I rarely watch a television set during a weekday, but last Tuesday I did, and the program was Will Mikell’s Across the Fence show on WCAX. The subject was a young farm couple, Jimmy and Sarah Ackermann, of Hardwick.
For a number of years Jimmy and Sarah, living in Cabot, yearned to own their own dairy farm. They finally found an elderly farmer in Hardwick who was willing to sell to them at a decent price. They set about to convert the traditional farm to organic, which requires a substantial multiyear investment to meet the organic qualifications.
Working dawn to dusk on the conversion and doubtless running up a significant debt burden, the Ackermanns qualified. For nine years they had a going organic farm, receiving premium prices for their milk. But then the handler who took their milk changed hands, and the new management told the Ackermanns that the pickup route would be reduced. This was a moment of crisis.

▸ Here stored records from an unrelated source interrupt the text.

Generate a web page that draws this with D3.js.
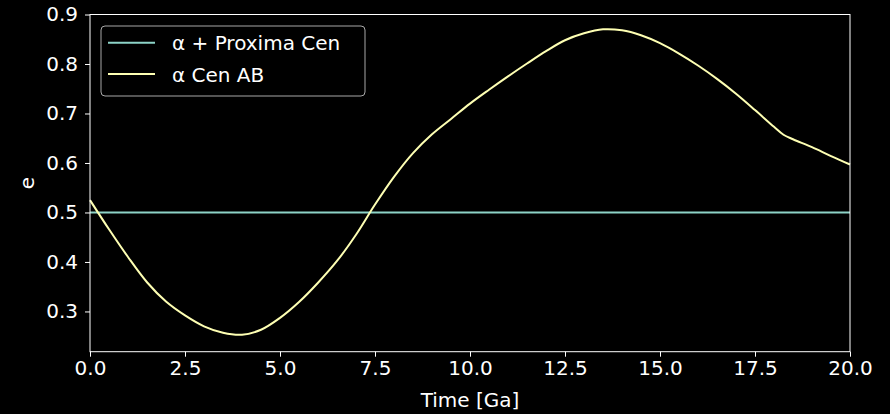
<!DOCTYPE html>
<html><head><meta charset="utf-8">
<script src="https://cdn.jsdelivr.net/npm/d3@7"></script>
<style>html,body{margin:0;padding:0;background:#000;}svg{display:block;}</style>
</head><body>
<svg id="chart" width="890" height="414"></svg>
<script>
const seriesNames = ["α + Proxima Cen", "α Cen AB"];
const timeGa = [0,0.5,1,1.5,2,2.5,3,3.5,4,4.5,5,5.5,6,6.5,7,7.5,8,8.5,9,9.5,10,10.5,11,11.5,12,12.5,13,13.5,14,14.5,15,15.5,16,16.5,17,17.5,18,18.25,18.5,19,19.5,20];
const eAB = [0.525,0.466,0.410,0.359,0.320,0.292,0.270,0.257,0.253,0.263,0.287,0.319,0.358,0.402,0.455,0.516,0.572,0.620,0.658,0.689,0.720,0.748,0.775,0.801,0.826,0.848,0.862,0.870,0.868,0.858,0.842,0.821,0.797,0.770,0.740,0.707,0.673,0.657,0.648,0.632,0.614,0.597];
const timeProx = [0, 20];
const eProx = [0.5, 0.5];
const xTicks = [0,2.5,5,7.5,10,12.5,15,17.5,20];
const yTicks = [0.3,0.4,0.5,0.6,0.7,0.8,0.9];
const colors = ["#8dd3c7", "#feffb3"];

const svg = d3.select("#chart");
const L = 90, R = 850, T = 14.5, B = 351.7;
const x = d3.scaleLinear().domain([0,20]).range([L,R]);
const y = d3.scaleLinear().domain([0.2187,0.9]).range([B,T]);
const font = "DejaVu Sans, sans-serif";

svg.append("rect").attr("width",890).attr("height",414).attr("fill","#000");

const line = d3.line().x(d=>x(d[0])).y(d=>y(d[1]));
const lineC = d3.line().x(d=>x(d[0])).y(d=>y(d[1])).curve(d3.curveCatmullRom.alpha(0.5));

const g = svg.append("g");
g.append("path").datum(timeProx.map((t,i)=>[t,eProx[i]])).attr("d",line)
  .attr("fill","none").attr("stroke",colors[0]).attr("stroke-width",2);
g.append("path").datum(timeGa.map((t,i)=>[t,eAB[i]])).attr("d",lineC)
  .attr("fill","none").attr("stroke",colors[1]).attr("stroke-width",2);

// frame
svg.append("rect").attr("x",L).attr("y",T).attr("width",R-L).attr("height",B-T)
  .attr("fill","none").attr("stroke","#fff").attr("stroke-width",1);

const xAxis = svg.append("g").attr("transform",`translate(0,${B})`)
  .call(d3.axisBottom(x).tickValues(xTicks).tickFormat(d3.format(".1f")).tickSize(5).tickPadding(4));
const yAxis = svg.append("g").attr("transform",`translate(${L},0)`)
  .call(d3.axisLeft(y).tickValues(yTicks).tickFormat(d3.format(".1f")).tickSize(5).tickPadding(7));
[xAxis,yAxis].forEach(a=>{
  a.select(".domain").remove();
  a.selectAll("line").attr("stroke","#fff");
  a.selectAll("text").attr("fill","#fff").style("font-family",font).style("font-size","20px");
});

svg.append("text").attr("x",(L+R)/2).attr("y",407).attr("text-anchor","middle")
  .attr("fill","#fff").style("font-family",font).style("font-size","20px").text("Time [Ga]");
svg.append("text").attr("transform",`translate(34,${(T+B)/2}) rotate(-90)`).attr("text-anchor","middle")
  .attr("fill","#fff").style("font-family",font).style("font-size","20px").text("e");

// legend
const lg = svg.append("g");
lg.append("rect").attr("x",101).attr("y",26).attr("width",264).attr("height",70).attr("rx",4)
  .attr("fill","#000").attr("fill-opacity",0.8).attr("stroke","#a8a8a8").attr("stroke-width",1);
const legY = [42.7, 74];
seriesNames.forEach((n,i)=>{
  lg.append("line").attr("x1",108).attr("x2",155).attr("y1",legY[i]).attr("y2",legY[i])
    .attr("stroke",colors[i]).attr("stroke-width",2);
  lg.append("text").attr("x",172).attr("y",legY[i]+7.5).attr("fill","#fff")
    .style("font-family",font).style("font-size","20px").text(n);
});
</script>
</body></html>
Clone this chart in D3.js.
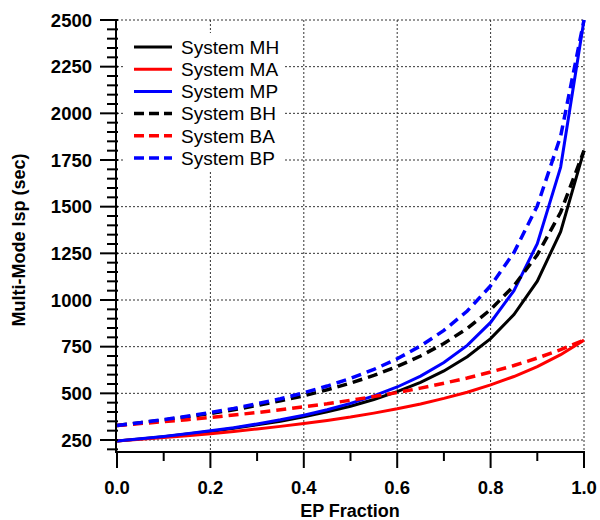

The Ackermanns struggled with the idea of abandoning organic, But they decided they owed it to themselves, and their bovine family, to find a way to make a go of it. Happily, Stonyfield agreed to market their organic milk and the crisis passed.
Last week the Ackermann farm was named Vermont Farm of the Year. That’s a very fitting tribute to their hard work and courage, and to the generations of Vermont farmers like them who built Vermont’s dairy industry.